THE TASK: Lines from the one containing "Write the D3.js code for this chart." to the one containing "- MARGINS.bottom, MARGINS.top]);", both lines included, are to be extracted exactly from the data below; pictures are excluded.

(Saved data entries)
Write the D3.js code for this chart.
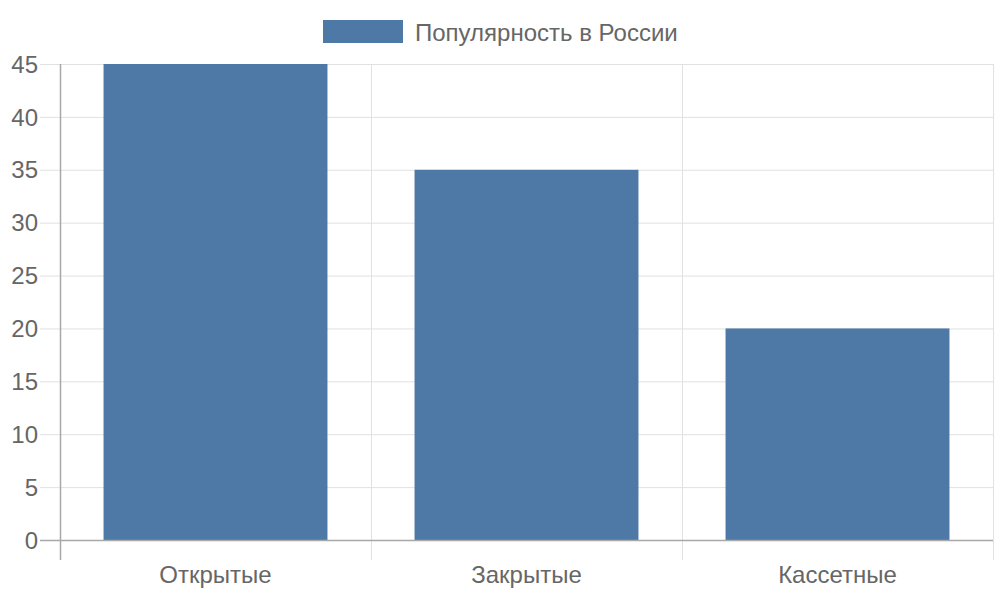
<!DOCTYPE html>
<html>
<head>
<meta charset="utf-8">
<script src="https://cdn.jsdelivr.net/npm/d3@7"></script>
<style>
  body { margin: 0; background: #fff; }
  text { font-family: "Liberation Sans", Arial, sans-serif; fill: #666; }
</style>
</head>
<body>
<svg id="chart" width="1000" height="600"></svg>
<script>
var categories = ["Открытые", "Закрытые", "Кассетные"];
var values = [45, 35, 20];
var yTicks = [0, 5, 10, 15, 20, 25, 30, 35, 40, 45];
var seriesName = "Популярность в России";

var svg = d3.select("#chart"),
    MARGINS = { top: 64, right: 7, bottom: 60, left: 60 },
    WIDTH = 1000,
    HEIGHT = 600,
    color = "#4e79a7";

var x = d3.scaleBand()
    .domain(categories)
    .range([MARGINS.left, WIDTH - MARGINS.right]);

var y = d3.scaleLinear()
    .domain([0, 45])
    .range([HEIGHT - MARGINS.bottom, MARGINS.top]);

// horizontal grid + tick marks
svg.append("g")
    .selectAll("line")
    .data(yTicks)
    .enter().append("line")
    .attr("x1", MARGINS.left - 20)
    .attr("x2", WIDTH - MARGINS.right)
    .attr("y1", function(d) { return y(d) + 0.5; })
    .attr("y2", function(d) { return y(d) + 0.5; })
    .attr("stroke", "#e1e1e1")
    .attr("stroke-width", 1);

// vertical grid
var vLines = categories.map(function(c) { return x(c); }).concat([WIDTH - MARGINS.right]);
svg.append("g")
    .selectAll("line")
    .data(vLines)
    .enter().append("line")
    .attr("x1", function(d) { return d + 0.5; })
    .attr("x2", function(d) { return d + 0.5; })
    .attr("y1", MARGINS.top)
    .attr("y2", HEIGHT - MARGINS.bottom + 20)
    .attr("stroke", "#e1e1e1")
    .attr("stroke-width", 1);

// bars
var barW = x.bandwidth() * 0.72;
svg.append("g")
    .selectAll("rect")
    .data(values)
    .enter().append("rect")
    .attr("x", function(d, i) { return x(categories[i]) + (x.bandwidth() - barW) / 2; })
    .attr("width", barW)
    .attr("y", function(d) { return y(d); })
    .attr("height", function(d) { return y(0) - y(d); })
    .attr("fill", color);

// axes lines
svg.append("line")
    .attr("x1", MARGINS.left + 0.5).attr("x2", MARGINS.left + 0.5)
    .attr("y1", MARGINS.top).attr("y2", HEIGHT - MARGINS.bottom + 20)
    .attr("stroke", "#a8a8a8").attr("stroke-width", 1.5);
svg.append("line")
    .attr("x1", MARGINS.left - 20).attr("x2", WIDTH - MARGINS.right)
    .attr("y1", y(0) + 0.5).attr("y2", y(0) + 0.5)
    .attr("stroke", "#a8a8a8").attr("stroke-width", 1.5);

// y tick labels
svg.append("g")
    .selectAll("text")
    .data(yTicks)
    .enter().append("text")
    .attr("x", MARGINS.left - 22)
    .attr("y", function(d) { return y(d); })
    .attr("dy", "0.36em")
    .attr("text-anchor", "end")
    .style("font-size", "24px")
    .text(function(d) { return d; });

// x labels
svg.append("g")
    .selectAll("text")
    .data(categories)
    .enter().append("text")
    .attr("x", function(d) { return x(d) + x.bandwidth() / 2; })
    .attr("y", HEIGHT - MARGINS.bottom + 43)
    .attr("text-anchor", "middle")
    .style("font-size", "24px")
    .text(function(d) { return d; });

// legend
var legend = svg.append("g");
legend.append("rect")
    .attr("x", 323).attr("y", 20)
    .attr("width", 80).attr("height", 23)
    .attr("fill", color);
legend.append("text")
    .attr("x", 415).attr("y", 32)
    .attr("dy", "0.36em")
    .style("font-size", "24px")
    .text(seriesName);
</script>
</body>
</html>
--
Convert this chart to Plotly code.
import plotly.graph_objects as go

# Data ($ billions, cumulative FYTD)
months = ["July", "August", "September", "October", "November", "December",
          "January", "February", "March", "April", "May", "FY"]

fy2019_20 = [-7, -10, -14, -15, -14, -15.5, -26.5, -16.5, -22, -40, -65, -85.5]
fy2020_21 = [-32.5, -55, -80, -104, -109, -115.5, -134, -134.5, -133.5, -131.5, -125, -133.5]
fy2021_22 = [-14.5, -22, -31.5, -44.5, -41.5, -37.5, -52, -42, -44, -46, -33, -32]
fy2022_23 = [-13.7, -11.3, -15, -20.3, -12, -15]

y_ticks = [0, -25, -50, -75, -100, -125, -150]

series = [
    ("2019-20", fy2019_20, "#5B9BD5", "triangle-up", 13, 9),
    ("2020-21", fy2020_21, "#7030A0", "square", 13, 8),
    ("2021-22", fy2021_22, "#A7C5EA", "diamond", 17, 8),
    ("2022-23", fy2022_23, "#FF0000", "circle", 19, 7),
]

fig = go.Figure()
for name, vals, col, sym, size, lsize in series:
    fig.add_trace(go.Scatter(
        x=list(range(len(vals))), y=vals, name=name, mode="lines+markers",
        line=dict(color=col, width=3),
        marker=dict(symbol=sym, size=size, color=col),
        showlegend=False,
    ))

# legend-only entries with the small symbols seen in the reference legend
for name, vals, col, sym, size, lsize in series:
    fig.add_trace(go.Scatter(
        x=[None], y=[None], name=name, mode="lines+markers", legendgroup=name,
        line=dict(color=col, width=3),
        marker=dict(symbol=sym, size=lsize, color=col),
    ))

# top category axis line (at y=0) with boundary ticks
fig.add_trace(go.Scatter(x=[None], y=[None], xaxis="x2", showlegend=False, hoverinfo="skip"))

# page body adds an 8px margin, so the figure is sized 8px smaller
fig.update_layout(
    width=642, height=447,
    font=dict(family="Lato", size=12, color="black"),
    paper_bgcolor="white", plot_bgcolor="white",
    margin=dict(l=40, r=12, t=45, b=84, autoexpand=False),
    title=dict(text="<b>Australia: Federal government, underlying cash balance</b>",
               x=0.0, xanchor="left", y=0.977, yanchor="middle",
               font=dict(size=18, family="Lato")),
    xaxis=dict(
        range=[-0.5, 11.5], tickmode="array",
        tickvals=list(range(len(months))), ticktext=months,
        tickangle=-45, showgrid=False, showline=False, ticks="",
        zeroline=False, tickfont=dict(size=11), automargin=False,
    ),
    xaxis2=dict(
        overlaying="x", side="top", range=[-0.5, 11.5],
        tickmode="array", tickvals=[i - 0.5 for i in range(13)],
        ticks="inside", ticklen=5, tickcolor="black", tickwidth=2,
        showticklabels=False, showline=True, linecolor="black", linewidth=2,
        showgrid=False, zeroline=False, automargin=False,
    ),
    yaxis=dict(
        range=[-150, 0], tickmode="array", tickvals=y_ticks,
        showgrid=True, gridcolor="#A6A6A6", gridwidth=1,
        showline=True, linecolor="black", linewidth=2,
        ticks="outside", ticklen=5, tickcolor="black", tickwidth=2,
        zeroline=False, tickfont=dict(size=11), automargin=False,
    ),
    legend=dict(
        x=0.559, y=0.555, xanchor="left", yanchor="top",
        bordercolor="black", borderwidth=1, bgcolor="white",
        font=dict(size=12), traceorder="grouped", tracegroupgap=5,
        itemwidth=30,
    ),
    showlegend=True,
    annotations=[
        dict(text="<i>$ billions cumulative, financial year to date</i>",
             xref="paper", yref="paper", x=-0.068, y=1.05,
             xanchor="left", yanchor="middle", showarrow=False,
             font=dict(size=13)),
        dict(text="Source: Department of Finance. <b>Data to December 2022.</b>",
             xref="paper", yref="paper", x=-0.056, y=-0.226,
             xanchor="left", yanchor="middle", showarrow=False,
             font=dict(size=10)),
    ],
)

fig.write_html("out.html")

RESULT OF THIS EXERCISE:
Write the D3.js code for this chart.
<!DOCTYPE html>
<html>
<head>
<meta charset="utf-8">
<script src="https://cdn.jsdelivr.net/npm/d3@7"></script>
<style>
  body { margin: 0; background: #fff; }
  text { font-family: "Liberation Sans", Arial, sans-serif; fill: #666; }
</style>
</head>
<body>
<svg id="chart" width="1000" height="600"></svg>
<script>
var categories = ["Открытые", "Закрытые", "Кассетные"];
var values = [45, 35, 20];
var yTicks = [0, 5, 10, 15, 20, 25, 30, 35, 40, 45];
var seriesName = "Популярность в России";

var svg = d3.select("#chart"),
    MARGINS = { top: 64, right: 7, bottom: 60, left: 60 },
    WIDTH = 1000,
    HEIGHT = 600,
    color = "#4e79a7";

var x = d3.scaleBand()
    .domain(categories)
    .range([MARGINS.left, WIDTH - MARGINS.right]);

var y = d3.scaleLinear()
    .domain([0, 45])
    .range([HEIGHT - MARGINS.bottom, MARGINS.top]);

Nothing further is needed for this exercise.